I am always open to modifying my beliefs if better documentation can be found. If you should find anything written before 1875 that provides a clue, I'd be very interested in reading it. I have found that almost everything written since 1875 on breed histories is a rehashing of previously written texts - at least that's how it is in the English language.

Sincerely,
Mark Fields
 
They are are Missouri dominques and they range from 25 to 50% American game in the two current sublines.

Even if written documentation can be found, I would give it very little weight without genetic evidence to back it up.
 
They are are Missouri dominques and they range from 25 to 50% American game in the two current sublines.

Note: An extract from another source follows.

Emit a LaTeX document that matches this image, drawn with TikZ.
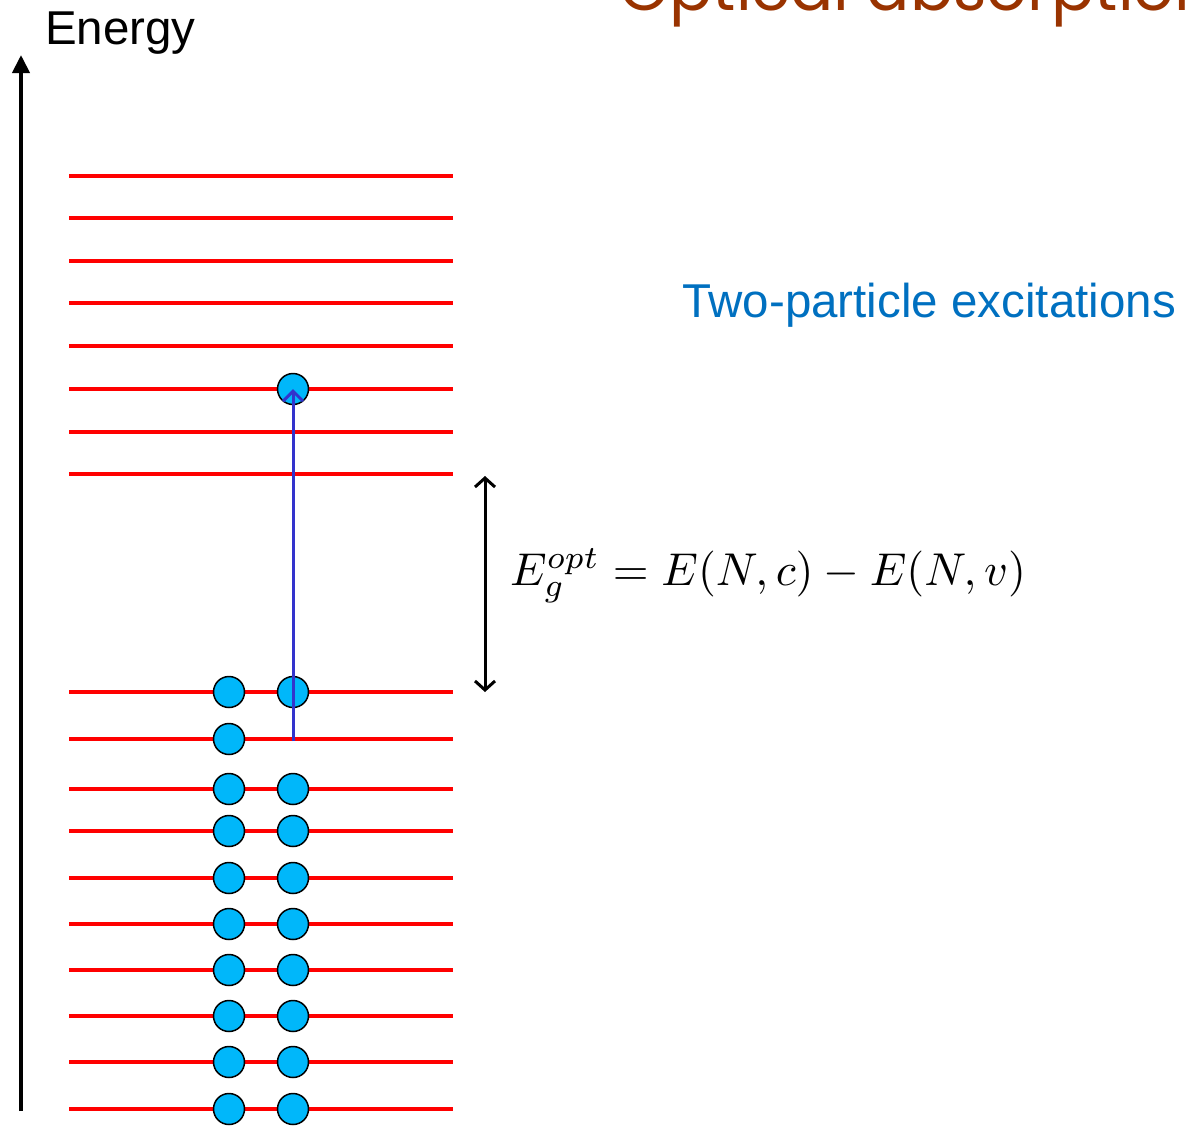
\documentclass[tikz,border=0pt]{standalone}
\usepackage{fontspec}
\setmainfont{Liberation Sans}
\newfontfamily\titlefont{Poppins}
\usetikzlibrary{arrows.meta}
\definecolor{lvl}{RGB}{255,0,0}
\definecolor{elec}{RGB}{0,183,250}
\definecolor{exc}{RGB}{51,51,204}
\definecolor{tblue}{RGB}{0,112,192}
\definecolor{tbrown}{RGB}{153,51,0}
\begin{document}
\begin{tikzpicture}[x=1pt,y=-1pt,
  level/.style={draw=lvl,line width=4.3pt},
  electron/.style={circle,draw=black,line width=1.5pt,fill=elec,minimum size=31pt,inner sep=0pt},
  bigtext/.style={anchor=base west,inner sep=0pt,font=\fontsize{47.5}{56}\selectfont}]
\useasboundingbox (0,0) rectangle (1186,1127);
\begin{scope}
\clip (0,0) rectangle (1186,1127);
\node[anchor=base west,inner sep=0pt,text=tbrown,font=\titlefont\fontsize{64}{76}\selectfont] (title) at (619,10) {Optical absorption};
\end{scope}
% energy axis
\coordinate (axbot) at (21,1111);
\coordinate (axtop) at (21,55);
\draw[line width=4pt,-{Triangle[length=18pt,width=17pt]}] (axbot) -- (axtop);
\node[bigtext] (energy) at (45,44) {Energy};
% levels
\foreach \y [count=\i] in {176,218,261,303,346,389,432,474,692,739,789,831,878,924,970,1016,1062,1109}
  \draw[level] (69,\y) -- (453,\y);
% electrons
\foreach \y [count=\i] in {692,789,831,878,924,970,1016,1062,1109}{
  \node[electron] (a\i) at (229,\y) {};
  \node[electron] (b\i) at (293,\y) {};
}
\node[electron] (a0) at (229,739) {};
\node[electron] (top) at (293,389) {};
\coordinate (start) at (293,741);
\draw[exc,line width=3pt,-{Straight Barb[length=10pt,width=20pt]}] (start) -- (top.center);
% gap arrow
\coordinate (gtop) at (485,476);
\coordinate (gbot) at (485,692);
\draw[line width=3pt,{Straight Barb[length=9pt,width=20pt]}-{Straight Barb[length=9pt,width=20pt]}] (gbot) -- (gtop);
\node[anchor=base west,inner sep=0pt] (eq) at (510,585) {\scalebox{4.6}{$E_g^{opt} = E(N,c) - E(N,v)$}};
\node[bigtext,text=tblue] (two) at (682,317) {Two-particle excitations};
\end{tikzpicture}
\end{document}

Even if written documentation can be found, I would give it very little weight without genetic evidence to back it up.

I agree....

I just really have problems 'seeing' the breeds he mentions in the Dominique.

Do you think that any Dorking could actually be in them?

I suppose that he thinks that the more sprightliness of the Dominique came from the Mediterranean breeds, but I see the Mediterraneans as no where near to the Dominique type as the Game fowl.

Of the breeds he mentions, I think the Sussex is closest to the Dominique body type, and I could see a little bit of the Hamburg.

All very interesting to think through.
 
Several other breeds existing at time but not listed by Fields such as Scott's Grey's and other continental breeds could have been involved. Also some breeds if we are to call them such are not reflected in literature and no longer exist.
 
I agree, the Dominique looks alot like the Scots Grey, not only in color but in body type, temperament, both dual purpose etc.

(Now, I haven't seen a Scots grey in person, but just from what I have read)
 
I still think doms are a composite and whatever they derived from has either changed greatly since giving rise to doms or no longer exists.

All chicken breeds are essentially composites. There is no registry for chickens, no pedigree. Read the history of the "heritage breeds" of Europe, and you quickly learn that breeders even used birds imported from America to "improve" their local breeds.

I think the contribution to the Dominique from the "hen craze" is possibly the egg color - I don't know where the Welsumer got its egg color.

The thing is, it doesn't strike me as unlikely that both Dutch and British poultry made it to New England. It also wouldn't surprise me if some game birds were imported. We know that cocking was in incredibly popular sport in Colonial New England, which is why today the University of Delaware Athletic mascot is the Blue Hen, from the "Blue Hen's chickens" kept for recreation by a Delaware unit in the Revolutionary War, a unit that came to be named after their fighting stock because of their great effectiveness and determination in battle.

The Puritans disapproved, but much of New England did not tend to Puritans.